▶ Information provided:
— BEGIN —

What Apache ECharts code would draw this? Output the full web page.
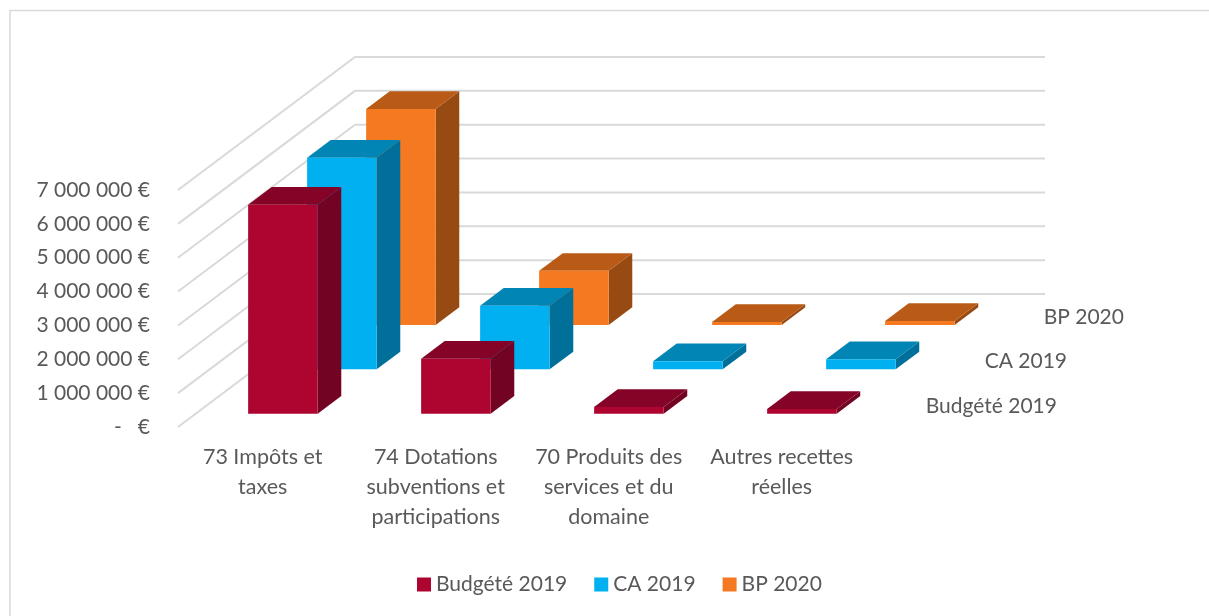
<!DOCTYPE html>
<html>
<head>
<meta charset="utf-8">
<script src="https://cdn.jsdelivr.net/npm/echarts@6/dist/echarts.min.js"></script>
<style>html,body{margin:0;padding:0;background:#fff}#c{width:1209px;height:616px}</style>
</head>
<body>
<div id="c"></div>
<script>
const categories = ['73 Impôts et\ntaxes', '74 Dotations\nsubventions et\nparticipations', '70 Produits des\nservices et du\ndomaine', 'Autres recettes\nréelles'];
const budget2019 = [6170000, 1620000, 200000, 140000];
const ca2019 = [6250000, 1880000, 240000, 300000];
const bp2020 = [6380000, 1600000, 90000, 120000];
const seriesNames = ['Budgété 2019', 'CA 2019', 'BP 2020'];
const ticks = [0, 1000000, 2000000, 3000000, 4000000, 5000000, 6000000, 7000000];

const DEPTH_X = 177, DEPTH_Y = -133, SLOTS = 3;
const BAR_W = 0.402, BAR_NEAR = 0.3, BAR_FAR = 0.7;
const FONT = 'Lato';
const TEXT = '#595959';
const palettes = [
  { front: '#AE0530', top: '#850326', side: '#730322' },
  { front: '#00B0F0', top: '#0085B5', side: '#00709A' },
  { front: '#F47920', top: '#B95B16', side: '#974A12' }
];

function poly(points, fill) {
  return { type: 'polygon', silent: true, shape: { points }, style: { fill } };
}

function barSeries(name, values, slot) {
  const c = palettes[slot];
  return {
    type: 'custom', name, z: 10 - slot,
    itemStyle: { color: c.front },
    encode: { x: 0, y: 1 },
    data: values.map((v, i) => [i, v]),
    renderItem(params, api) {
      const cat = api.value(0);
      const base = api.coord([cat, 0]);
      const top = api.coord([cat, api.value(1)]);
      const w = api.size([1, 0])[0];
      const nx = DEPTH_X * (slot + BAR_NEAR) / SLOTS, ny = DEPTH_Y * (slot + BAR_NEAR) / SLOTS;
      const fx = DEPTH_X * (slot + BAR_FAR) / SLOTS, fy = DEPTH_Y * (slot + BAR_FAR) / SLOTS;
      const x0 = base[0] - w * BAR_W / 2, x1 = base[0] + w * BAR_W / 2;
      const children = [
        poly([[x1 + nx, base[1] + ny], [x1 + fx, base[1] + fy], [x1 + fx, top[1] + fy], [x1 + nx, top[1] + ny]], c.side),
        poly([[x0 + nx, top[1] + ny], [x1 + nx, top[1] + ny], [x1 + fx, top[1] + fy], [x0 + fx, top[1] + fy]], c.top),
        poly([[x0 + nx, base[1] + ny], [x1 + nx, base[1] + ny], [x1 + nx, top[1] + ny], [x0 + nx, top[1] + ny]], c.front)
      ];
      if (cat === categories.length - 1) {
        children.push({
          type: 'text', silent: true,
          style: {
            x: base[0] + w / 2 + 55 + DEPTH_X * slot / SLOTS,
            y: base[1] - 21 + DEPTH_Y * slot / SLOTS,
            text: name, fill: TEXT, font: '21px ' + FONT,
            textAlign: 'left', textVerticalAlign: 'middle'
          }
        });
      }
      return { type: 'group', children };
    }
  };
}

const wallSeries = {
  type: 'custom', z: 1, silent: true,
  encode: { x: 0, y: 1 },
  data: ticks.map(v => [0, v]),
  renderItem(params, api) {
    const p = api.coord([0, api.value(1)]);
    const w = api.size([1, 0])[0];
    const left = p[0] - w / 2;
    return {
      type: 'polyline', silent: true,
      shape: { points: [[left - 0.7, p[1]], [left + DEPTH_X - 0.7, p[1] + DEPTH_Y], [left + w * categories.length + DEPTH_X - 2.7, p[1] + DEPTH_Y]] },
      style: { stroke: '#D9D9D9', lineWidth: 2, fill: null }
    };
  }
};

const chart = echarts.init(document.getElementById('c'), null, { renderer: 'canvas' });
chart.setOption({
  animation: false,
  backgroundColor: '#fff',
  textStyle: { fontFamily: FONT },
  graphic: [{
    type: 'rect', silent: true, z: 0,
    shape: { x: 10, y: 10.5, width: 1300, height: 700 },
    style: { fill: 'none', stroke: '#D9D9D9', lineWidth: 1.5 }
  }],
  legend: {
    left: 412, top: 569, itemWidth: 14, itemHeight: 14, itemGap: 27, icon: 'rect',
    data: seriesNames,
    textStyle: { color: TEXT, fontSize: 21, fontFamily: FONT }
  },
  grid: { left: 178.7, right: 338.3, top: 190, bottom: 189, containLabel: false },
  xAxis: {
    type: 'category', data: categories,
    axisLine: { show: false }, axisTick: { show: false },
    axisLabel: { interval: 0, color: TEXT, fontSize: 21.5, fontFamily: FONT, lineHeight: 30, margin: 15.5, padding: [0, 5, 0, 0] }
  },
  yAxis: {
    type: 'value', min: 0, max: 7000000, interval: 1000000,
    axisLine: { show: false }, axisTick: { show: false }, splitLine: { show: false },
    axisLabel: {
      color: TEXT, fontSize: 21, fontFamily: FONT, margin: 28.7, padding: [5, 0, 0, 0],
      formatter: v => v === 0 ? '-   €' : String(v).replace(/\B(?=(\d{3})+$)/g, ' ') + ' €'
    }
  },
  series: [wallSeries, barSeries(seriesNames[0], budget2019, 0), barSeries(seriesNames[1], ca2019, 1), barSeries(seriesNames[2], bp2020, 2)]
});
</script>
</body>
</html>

— END —

Please write out all of the material above without changing a word, and omit any pictures.

▶ Result for this task:
What Apache ECharts code would draw this? Output the full web page.
<!DOCTYPE html>
<html>
<head>
<meta charset="utf-8">
<script src="https://cdn.jsdelivr.net/npm/echarts@6/dist/echarts.min.js"></script>
<style>html,body{margin:0;padding:0;background:#fff}#c{width:1209px;height:616px}</style>
</head>
<body>
<div id="c"></div>
<script>
const categories = ['73 Impôts et\ntaxes', '74 Dotations\nsubventions et\nparticipations', '70 Produits des\nservices et du\ndomaine', 'Autres recettes\nréelles'];
const budget2019 = [6170000, 1620000, 200000, 140000];
const ca2019 = [6250000, 1880000, 240000, 300000];
const bp2020 = [6380000, 1600000, 90000, 120000];
const seriesNames = ['Budgété 2019', 'CA 2019', 'BP 2020'];
const ticks = [0, 1000000, 2000000, 3000000, 4000000, 5000000, 6000000, 7000000];

const DEPTH_X = 177, DEPTH_Y = -133, SLOTS = 3;
const BAR_W = 0.402, BAR_NEAR = 0.3, BAR_FAR = 0.7;
const FONT = 'Lato';
const TEXT = '#595959';
const palettes = [
  { front: '#AE0530', top: '#850326', side: '#730322' },
  { front: '#00B0F0', top: '#0085B5', side: '#00709A' },
  { front: '#F47920', top: '#B95B16', side: '#974A12' }
];

function poly(points, fill) {
  return { type: 'polygon', silent: true, shape: { points }, style: { fill } };
}

function barSeries(name, values, slot) {
  const c = palettes[slot];
  return {
    type: 'custom', name, z: 10 - slot,
    itemStyle: { color: c.front },
    encode: { x: 0, y: 1 },
    data: values.map((v, i) => [i, v]),
    renderItem(params, api) {
      const cat = api.value(0);
      const base = api.coord([cat, 0]);
      const top = api.coord([cat, api.value(1)]);
      const w = api.size([1, 0])[0];
      const nx = DEPTH_X * (slot + BAR_NEAR) / SLOTS, ny = DEPTH_Y * (slot + BAR_NEAR) / SLOTS;
      const fx = DEPTH_X * (slot + BAR_FAR) / SLOTS, fy = DEPTH_Y * (slot + BAR_FAR) / SLOTS;
      const x0 = base[0] - w * BAR_W / 2, x1 = base[0] + w * BAR_W / 2;
      const children = [
        poly([[x1 + nx, base[1] + ny], [x1 + fx, base[1] + fy], [x1 + fx, top[1] + fy], [x1 + nx, top[1] + ny]], c.side),
        poly([[x0 + nx, top[1] + ny], [x1 + nx, top[1] + ny], [x1 + fx, top[1] + fy], [x0 + fx, top[1] + fy]], c.top),
        poly([[x0 + nx, base[1] + ny], [x1 + nx, base[1] + ny], [x1 + nx, top[1] + ny], [x0 + nx, top[1] + ny]], c.front)
      ];
      if (cat === categories.length - 1) {
        children.push({
          type: 'text', silent: true,
          style: {
            x: base[0] + w / 2 + 55 + DEPTH_X * slot / SLOTS,
            y: base[1] - 21 + DEPTH_Y * slot / SLOTS,
            text: name, fill: TEXT, font: '21px ' + FONT,
            textAlign: 'left', textVerticalAlign: 'middle'
          }
        });
      }
      return { type: 'group', children };
    }
  };
}

const wallSeries = {
  type: 'custom', z: 1, silent: true,
  encode: { x: 0, y: 1 },
  data: ticks.map(v => [0, v]),
  renderItem(params, api) {
    const p = api.coord([0, api.value(1)]);
    const w = api.size([1, 0])[0];
    const left = p[0] - w / 2;
    return {
      type: 'polyline', silent: true,
      shape: { points: [[left - 0.7, p[1]], [left + DEPTH_X - 0.7, p[1] + DEPTH_Y], [left + w * categories.length + DEPTH_X - 2.7, p[1] + DEPTH_Y]] },
      style: { stroke: '#D9D9D9', lineWidth: 2, fill: null }
    };
  }
};

const chart = echarts.init(document.getElementById('c'), null, { renderer: 'canvas' });
chart.setOption({
  animation: false,
  backgroundColor: '#fff',
  textStyle: { fontFamily: FONT },
  graphic: [{
    type: 'rect', silent: true, z: 0,
    shape: { x: 10, y: 10.5, width: 1300, height: 700 },
    style: { fill: 'none', stroke: '#D9D9D9', lineWidth: 1.5 }
  }],
  legend: {
    left: 412, top: 569, itemWidth: 14, itemHeight: 14, itemGap: 27, icon: 'rect',
    data: seriesNames,
    textStyle: { color: TEXT, fontSize: 21, fontFamily: FONT }
  },
  grid: { left: 178.7, right: 338.3, top: 190, bottom: 189, containLabel: false },
  xAxis: {
    type: 'category', data: categories,
    axisLine: { show: false }, axisTick: { show: false },
    axisLabel: { interval: 0, color: TEXT, fontSize: 21.5, fontFamily: FONT, lineHeight: 30, margin: 15.5, padding: [0, 5, 0, 0] }
  },
  yAxis: {
    type: 'value', min: 0, max: 7000000, interval: 1000000,
    axisLine: { show: false }, axisTick: { show: false }, splitLine: { show: false },
    axisLabel: {
      color: TEXT, fontSize: 21, fontFamily: FONT, margin: 28.7, padding: [5, 0, 0, 0],
      formatter: v => v === 0 ? '-   €' : String(v).replace(/\B(?=(\d{3})+$)/g, ' ') + ' €'
    }
  },
  series: [wallSeries, barSeries(seriesNames[0], budget2019, 0), barSeries(seriesNames[1], ca2019, 1), barSeries(seriesNames[2], bp2020, 2)]
});
</script>
</body>
</html>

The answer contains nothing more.